Computing network system architecture, image from the Internet
Meanwhile, certain technical breakthroughs should also be required to produce practical applications of this concept.
Knowledge graph of the computing network technologies proposed by China Mobile, image from the Internet
At present, the research work on computing networks mainly aims to revolve around the following issues:
(1) Computing measurements. Currently, computing resources lack a unified and simple unit of measurement, which has become a pressing problem when it comes to the size evaluation of different types of computing resources.
(2) Information distribution. Information distribution is how to make the information about computing and other resources widely available to the public through the network control plane.
(3) Resource view. How to generate a resource view centered on each user so that they can intelligently choose the best combination of resources is also a focus point.
(4) Trusted transactions. As an intermediate platform, computing networks need to consider how to ensure that resource transactions are real and traceable since various resources in computing networks belong to different owners.

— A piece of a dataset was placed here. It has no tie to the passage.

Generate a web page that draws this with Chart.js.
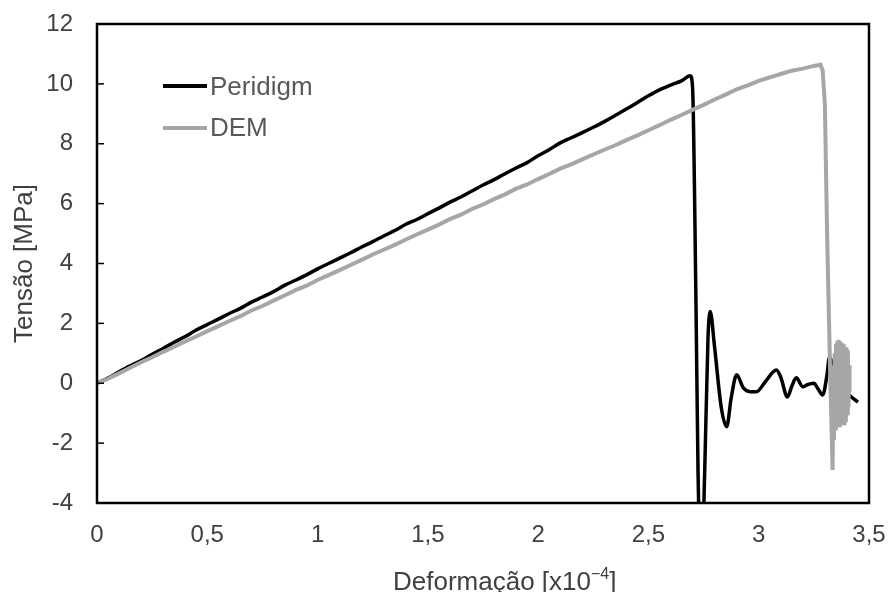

In this regard, the underlying technologies of computing networks may not have achieved real breakthroughs yet, and it is estimated to take at least another five years to grow from concepts to actual products. Ultimately, computing networks may deserve our special attention these days. Still, caution and calmness are needed simultaneously, for this shall be how we reasonably treat other emerging technologies and take advantage of it to create a better life for the whole society.